WHAT YOU HAVE TO DO — Copy out all the lines where "matplotlib" shows up.

DATASET CONTENT —

+ + + +

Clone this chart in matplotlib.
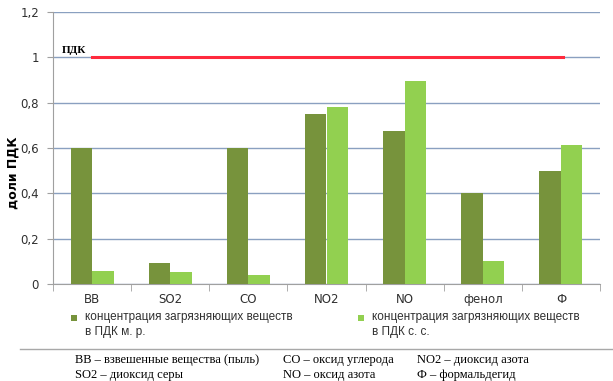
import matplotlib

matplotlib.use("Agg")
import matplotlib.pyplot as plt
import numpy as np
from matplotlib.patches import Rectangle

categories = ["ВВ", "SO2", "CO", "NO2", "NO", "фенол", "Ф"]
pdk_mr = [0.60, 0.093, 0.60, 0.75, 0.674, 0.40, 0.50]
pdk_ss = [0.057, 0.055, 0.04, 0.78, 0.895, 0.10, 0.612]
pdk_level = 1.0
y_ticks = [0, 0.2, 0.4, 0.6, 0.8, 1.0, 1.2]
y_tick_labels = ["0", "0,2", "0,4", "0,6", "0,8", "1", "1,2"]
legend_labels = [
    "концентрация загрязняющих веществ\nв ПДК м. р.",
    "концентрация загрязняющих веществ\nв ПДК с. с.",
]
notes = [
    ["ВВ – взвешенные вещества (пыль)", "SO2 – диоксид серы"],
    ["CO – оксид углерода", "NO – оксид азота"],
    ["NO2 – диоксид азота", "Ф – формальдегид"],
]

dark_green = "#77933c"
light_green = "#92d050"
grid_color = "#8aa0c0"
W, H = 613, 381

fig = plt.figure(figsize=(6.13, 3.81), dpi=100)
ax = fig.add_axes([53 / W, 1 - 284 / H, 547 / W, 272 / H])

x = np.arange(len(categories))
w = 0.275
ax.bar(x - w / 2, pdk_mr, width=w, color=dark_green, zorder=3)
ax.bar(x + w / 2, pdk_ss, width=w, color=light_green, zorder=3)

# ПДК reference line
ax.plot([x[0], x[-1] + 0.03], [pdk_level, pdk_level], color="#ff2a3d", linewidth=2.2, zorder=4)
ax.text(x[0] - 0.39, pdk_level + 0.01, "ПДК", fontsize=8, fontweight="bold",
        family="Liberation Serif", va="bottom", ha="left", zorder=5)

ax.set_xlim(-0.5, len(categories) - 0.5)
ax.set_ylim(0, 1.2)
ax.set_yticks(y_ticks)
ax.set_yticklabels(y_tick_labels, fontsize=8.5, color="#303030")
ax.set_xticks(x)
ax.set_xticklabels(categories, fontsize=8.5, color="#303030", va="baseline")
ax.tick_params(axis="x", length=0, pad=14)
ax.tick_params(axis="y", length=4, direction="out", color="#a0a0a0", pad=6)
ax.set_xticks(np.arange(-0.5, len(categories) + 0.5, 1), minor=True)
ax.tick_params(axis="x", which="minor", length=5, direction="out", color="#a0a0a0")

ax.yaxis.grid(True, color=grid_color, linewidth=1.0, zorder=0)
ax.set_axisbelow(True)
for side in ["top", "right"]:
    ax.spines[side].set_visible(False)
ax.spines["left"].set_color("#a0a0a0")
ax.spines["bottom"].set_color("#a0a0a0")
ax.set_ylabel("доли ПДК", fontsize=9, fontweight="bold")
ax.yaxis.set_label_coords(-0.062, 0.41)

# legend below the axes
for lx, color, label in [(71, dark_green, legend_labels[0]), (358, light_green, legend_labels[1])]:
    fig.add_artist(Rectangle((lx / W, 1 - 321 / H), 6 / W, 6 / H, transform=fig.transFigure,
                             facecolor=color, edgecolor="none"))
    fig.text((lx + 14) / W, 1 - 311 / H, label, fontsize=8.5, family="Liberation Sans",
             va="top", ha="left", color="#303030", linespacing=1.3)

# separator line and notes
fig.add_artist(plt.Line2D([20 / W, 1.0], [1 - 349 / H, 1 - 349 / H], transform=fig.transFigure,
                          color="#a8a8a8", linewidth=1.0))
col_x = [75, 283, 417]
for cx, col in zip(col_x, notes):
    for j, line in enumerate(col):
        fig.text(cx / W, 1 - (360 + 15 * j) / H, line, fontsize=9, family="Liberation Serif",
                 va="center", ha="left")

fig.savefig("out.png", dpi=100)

+ + + +

EXERCISE OUTPUT —
Clone this chart in matplotlib.
import matplotlib
matplotlib.use("Agg")
import matplotlib.pyplot as plt
from matplotlib.patches import Rectangle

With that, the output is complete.